Estábamos todos los hijos y nueras alrededor de mi madre, pues era viernes de Dolores y celebrábamos su Santo. Noventa y siete años. La pobre apenas se enteraba de nada y últimamente casi no contábamos con ella de lo mal que estuvo. Ahora estaba con una media sonrisa, pero ida totalmente.
Comimos todos a su alrededor. A mi hermano Eduardo, hubo que quitarle de delante la fuente de “ensaladilla de langostinos”, receta genial de mi hermana, y la de “bacalao al pilpil” que yo había hecho, y recordarle que tenía azúcar a la hora del postre, pues Pilar, la cuidadora de mamá, le había hecho una tarta de turrón que se la estaban comiendo entre mi hermano y Mª Teresa, la mayor de nosotros, también del selecto “Club del Diabético Dulzón”.
Mis cuñadas Margarita y Ana, Pilar mi mujer, y mi hermana Mary Carmen se estaban bebiendo varias cosechas de “Barbadillo”, con lo cual y como de costumbre les dio por ponernos “verdes” a los hombres de la familia, entre brindis varios del dorado elemento.
Después del café, mi hermano fue a echarse un sueñecito, las fumadoras salieron al patio y yo me senté en el viejo sillón de orejas, no muy cómodo, pues estaba pidiendo a gritos un tapizado. Al poco tiempo me sentí sumergido en otro tiempo.

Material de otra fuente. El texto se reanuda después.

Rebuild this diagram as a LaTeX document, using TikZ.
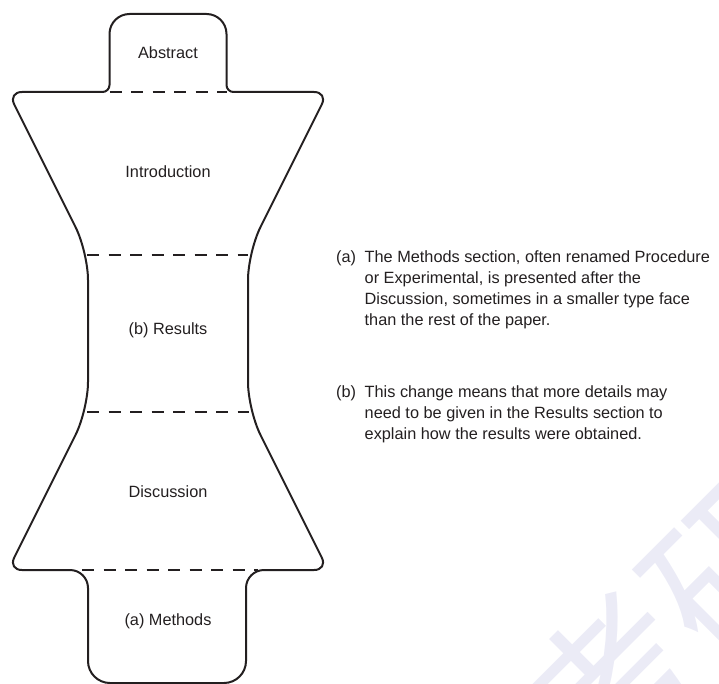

Las de horas nocturnas sentado en el dormitorio con el libro de geografía por delante y el sueño cerrándome los ojos, procurando aprenderme las comarcas de Soria o de Albacete; los afluentes del Duero o los pueblos de Tarragona. Mi hermano Eduardo durmiendo con la luz encendida, esperando para preguntarme la lección. ¡Lo que a mí me importaba todo esto! O a mi hermano Francisco, ya fallecido y yo, sentados en este sillón rezando el “Santo Rosario” en el dormitorio de mis progenitores, pues estaba enfermo mi padre que a la vejez se había vuelto muy beato. Seguramente le remordería la conciencia por la vida de “tarambana” que había llevado y que nos había dejado en la ruina. Pero esa es otra historia.
Este sillón había pasado por todas las habitaciones de todas las casas en que habíamos vivido esta familia.
También recuerdo cuando Mary Carmen tuvo un reuma muy grave y yo pasaba horas y horas leyendo haciéndole compañía sentado en el dichoso sillón. Hasta recuerdo haber jugado con los soldaditos a guerras escondiéndolos entre sus cojines para que no los descubriera el enemigo, que era mi hermano menor que le tiraba tarugos, ya que el que abatiera a más del bando contrario ganaba.
Pero sobre todo recuerdo cuando me castigaban por casi todo lo que hacía, y me prohibían leer los tebeos del “Capitán Trueno” y yo los escondía en las entretelas del sillón para leerlos a escondidas.
¡Qué tiempos tan tristes! Y es que dinero no teníamos y siempre todo el mundo de mal humor y riñendo; pero sobre todo echaba de menos que en mi casa no había alegría.
Tantos días sentado en el sillón castigado sin salir a la calle a jugar con mis amigos. Tantas humillaciones de casi todos por cualquier cosa. Yo siempre era culpable aunque no supiera por qué. Yo era un niño en una casa de viejos. La única que me comprendía y me ayudaba era mi cuñada Margarita.
Por eso cuando ese día me atreví medio en broma a pedir el desvencijado sillón de orejas y me lo dieron, se me vino todo lo que acabo de contar a la cabeza y pensé que escribirlo me haría bien.
Ya que no me dieron el reloj de oro me quedo con el viejo sillón. Espero que mi mujer me deje ponerlo en mi “burbuja” cuando lo arregle.